Pour un amiral américain, la décision de Manille de rompre un accord militaire va affecter la lutte contre l’EI

Pour le président Trump, que Manille ait décidé de mettre un terme à un accord militaire donnant un cadre légal à la présence de militaires américains aux Philippines [le Visiting Forces Agreement, ndlr] n’est pas un problème.

« Pour être honnête, cela ne m’a jamais vraiment préoccupé. […] Cela m’est vraiment égal, s’ils veulent le faire, ce n’est pas un problème, cela nous fera économiser beaucoup d’argent », a en effet déclaré M. Trump.

Cependant, et une fois de plus, les responsables militaires ne partagent pas l’avis du chef de la Maison Blanche. Tel est notamment le cas de l’amiral Philip Davidson, le chef de l’US Indo-Pacific Command [USINDOPACOM].

Conformément aux dispositions de l’accord en question, il reste six mois à Washington pour tenter de convaincre Manille de revenir sur sa décision. « Nous avons donc un peu de temps pour mener des efforts diplomatiques. J’espère que nous aurons un bon résultat », a confié l’amiral Davidson, le 12 février.

Les Philippines font face à deux menaces. En effet, la Chine, qui a déjà pris le contrôle sur le récif de Scarborough, situé au large de l’île de Luçon [ce qui conduisit Manille à saisir la Cour permanente d’arbitrage de La Haye, qui lui donné raison, ndlr], a des vues sur d’autres territoires, comme celui de Pag-asa. Et, des groupes jihadistes ayant fait allégeance à l’État islamique [EI] après avoir été proches, pour certains, d’al-Qaïda, sont particulièrement actifs dans le sud de l’archipel.
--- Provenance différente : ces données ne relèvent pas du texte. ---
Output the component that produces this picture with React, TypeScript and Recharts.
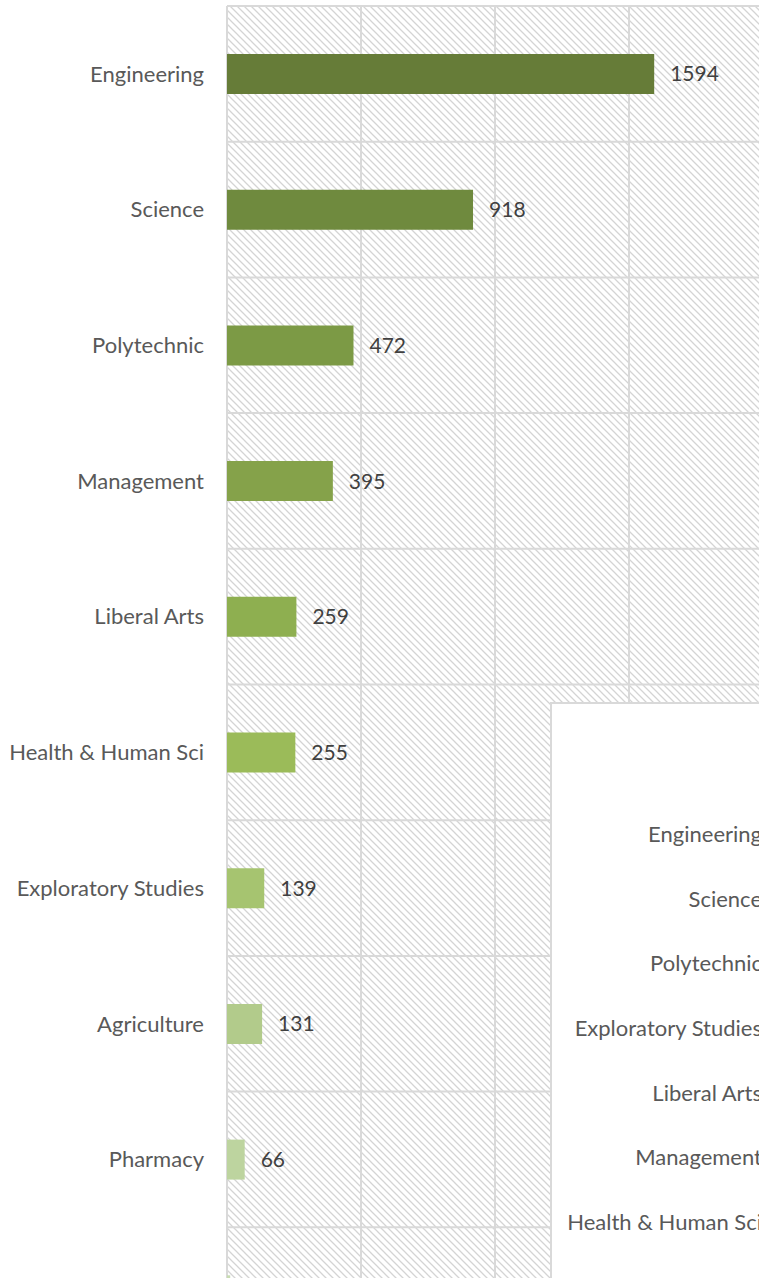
import { BarChart, Bar, XAxis, YAxis, CartesianGrid, Cell, LabelList } from "recharts";

const colleges = [
	"Engineering",
	"Science",
	"Polytechnic",
	"Management",
	"Liberal Arts",
	"Health & Human Sci",
	"Exploratory Studies",
	"Agriculture",
	"Pharmacy",
	"Education",
];
const students = [1594, 918, 472, 395, 259, 255, 139, 131, 66, 12];
const barColors = [
	"#667c38",
	"#6f8a3e",
	"#7c9a45",
	"#85a24a",
	"#8eaf50",
	"#9bbb59",
	"#a6c470",
	"#b2cb8b",
	"#bdd49f",
	"#c8dcb2",
];
const xTicks = [0, 500, 1000, 1500, 2000];

// second (overlapping) chart, only its category axis is in view
const otherColleges = [
	"Engineering",
	"Science",
	"Polytechnic",
	"Exploratory Studies",
	"Liberal Arts",
	"Management",
	"Health & Human Sci",
	"Agriculture",
];

const data = colleges.map((name, i) => ({ name, value: students[i] }));
const otherData = otherColleges.map((name) => ({ name }));

const font = "Lato, 'Open Sans', sans-serif";

const bandLines = ({ offset }: any) => {
	const n = data.length;
	const out: number[] = [];
	for (let i = 0; i <= n; i++) out.push(offset.top + (i * offset.height) / n);
	return out;
};

const App = () => {
	return (
		<div
			style={{
				position: "absolute",
				top: 0,
				left: 0,
				width: 759,
				height: 1278,
				overflow: "hidden",
				background: "#fff",
				fontFamily: font,
			}}
		>
			<BarChart
				width={770}
				height={1370}
				data={data}
				layout="vertical"
				margin={{ top: 6, right: 7, bottom: 7, left: 0 }}
				barCategoryGap={0}
			>
				<defs>
					<pattern id="hatch" patternUnits="userSpaceOnUse" width="7" height="7">
						<path d="M-2,-2 L9,9 M-2,5 L2,9 M5,-2 L9,2" stroke="#d4d4d4" strokeWidth="1.3" />
					</pattern>
				</defs>
				<CartesianGrid
					stroke="#d9d9d9"
					strokeWidth={2}
					fill="url(#hatch)"
					fillOpacity={1}
					horizontalCoordinatesGenerator={bandLines}
				/>
				<XAxis type="number" domain={[0, 2000]} ticks={xTicks} hide />
				<YAxis
					type="category"
					dataKey="name"
					width={227}
					tickLine={false}
					axisLine={false}
					tickSize={0}
					tickMargin={23}
					tick={{ fill: "#595959", fontSize: 22, fontFamily: font }}
					interval={0}
				/>
				<Bar dataKey="value" barSize={40} isAnimationActive={false}>
					{data.map((d, i) => (
						<Cell key={d.name} fill={barColors[i]} />
					))}
					<LabelList
						dataKey="value"
						position="right"
						offset={16}
						fill="#404040"
						fontSize={21}
						fontFamily={font}
					/>
				</Bar>
			</BarChart>

			<div
				style={{
					position: "absolute",
					left: 550,
					top: 702,
					width: 420,
					height: 700,
					background: "#fff",
					border: "2px solid #d9d9d9",
				}}
			>
				<BarChart
					width={420}
					height={640}
					data={otherData}
					layout="vertical"
					margin={{ top: 98, right: 10, bottom: 25, left: 0 }}
				>
					<XAxis type="number" domain={[0, 1]} hide />
					<YAxis
						type="category"
						dataKey="name"
						width={230}
						tickLine={false}
						axisLine={false}
						tickSize={0}
						tickMargin={20}
						tick={{ fill: "#595959", fontSize: 22, fontFamily: font }}
						interval={0}
					/>
				</BarChart>
			</div>
		</div>
	);
};

export default App;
En 2017, ces organisations occupèrent la ville de Marawi, sur l’île de Mindanao. Et, malgré un soutien américain et australien, il fallut plusieurs mois aux forces philippines, peu habituées au combat urbain, pour les en chasser.

Cela étant, d’après le dernier rapport du comité de suivi des sanctions prises par les Nations unies contre l’EI et al-Qaïda, un tel scénario n’est pas envisageable à l’avenir. Cependant, note-t-il, « malgré les efforts déployés, les groupes affiliés à l’EI continuent de représenter une menace de plus en plus grave » dans le sud-est asiatique, et en particulier dans le sud des Philippines, région qui leur sert de « base d’entraînement et de planification de leurs opérations » et où ils « attirent des combattants » venus d’Indonésie et de Malaisie.

« Les États Membres ont fait observer que la porosité des frontières maritimes, couplée au fait que certains pays à majorité musulmane ne requièrent pas de visa ou en délivrent seulement à l’arrivée sur leur territoire, a créé une voie d’accès à la région que les combattants terroristes étrangers empruntent fréquemment. Les revenants d’Irak et de la République arabe syrienne qui retournent dans la région sont particulièrement dangereux, car ils peuvent accroître les capacités des groupes locaux et modifier les cibles ou la méthodologie des attaques », prévient encore ce rapport.

D’où le commentaire de l’amiral Davidson. « Nos capacités à aider les Philippines dans leur combat contre l’extrémisme violent dans le Sud ainsi que nos capacités à nous entraînér et à opérer aux côtés des forces armées de ce pays, seront remises en cause sans cet accord sur les forces étrangères », a-t-il prévenu.

« Les États-Unis partagent une longue histoire avec le gouvernement et le peuple des Philippines et reconnaissent que la sécurité régionale et mondiale est mieux assurée grâce au partenariat solide qui est permis par le VFA », a résumé un responsable américain auprès de l’Associated Press.

Pour rappel, dans le domaine de la lutte contre le terrorisme, les États-Unis avaient envoyé 600 instructeurs auprès des forces philippines en 2002, afin de les aider face au groupe Abu Sayyaf. Plusieurs cadres de ce dernier ont été éliminés et/ou capturés par la suite [dont Abu Sabya, Galib Andang, alias « commandant Robot », Khadaffy Abubakar Janjalani ou encore Jainal Antel Sali].